If that calm continues, there will inevitably be another fight over what prompted it. Federal officials say their overwhelming force has made a difference. District officials say it is peaceful protesters — there were few arrests in the city on Tuesday and none Wednesday — who have prevented the convergence of so many law enforcement agencies from turning dangerous.
“The people saved us from this confusion,” said Eleanor Holmes Norton, who represents the District but has no voting power in Congress.
Karl Racine, the Washington district attorney, objected to any appearance in Mr. Barr’s comments on Thursday that the District was on board with the deployment of federal officers to the city’s streets. “That simply is not the case,” Mr. Racine said.
“What the White House doesn’t want people to see is the multigenerational, multiracial, multiethnic, multigeographic, overwhelmingly peaceful nature of these protests,” Mr. Racine said. “This isn’t a few protests. This is a movement that believes justice should be for all; that policing should be fair and not disproportionately harsher for some.”
Mr. Racine said he contacted the dozen-plus states that had been asked to send national guard forces to the District, and that none of them could recall that the Trump administration cited any legal basis for the request. The D.C. National Guard has been in the city, too, the only force the mayor has requested. But under Home Rule, she didn’t have the power to deploy them herself; only the president can do that.

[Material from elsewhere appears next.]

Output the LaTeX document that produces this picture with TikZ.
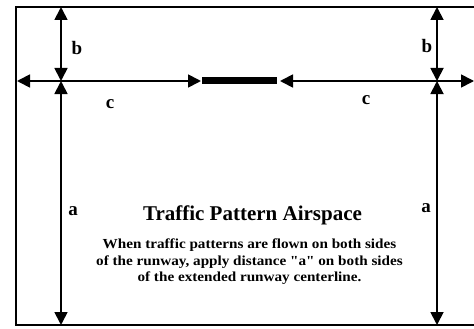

Mr. Racine said in a letter to Mr. Barr, Defense Secretary Mark Esper and Mr. Trump’s chief of staff, Mark Meadows, that he was reviewing the legality of the federal government’s decision to ask out-of-state national guardsmen and federal law enforcement entities, including the Bureau of Prisons, to police Washington’s streets.
“We are seeking information regarding the legal authority for these entities’ presence in the District and their actions,” Mr. Racine wrote.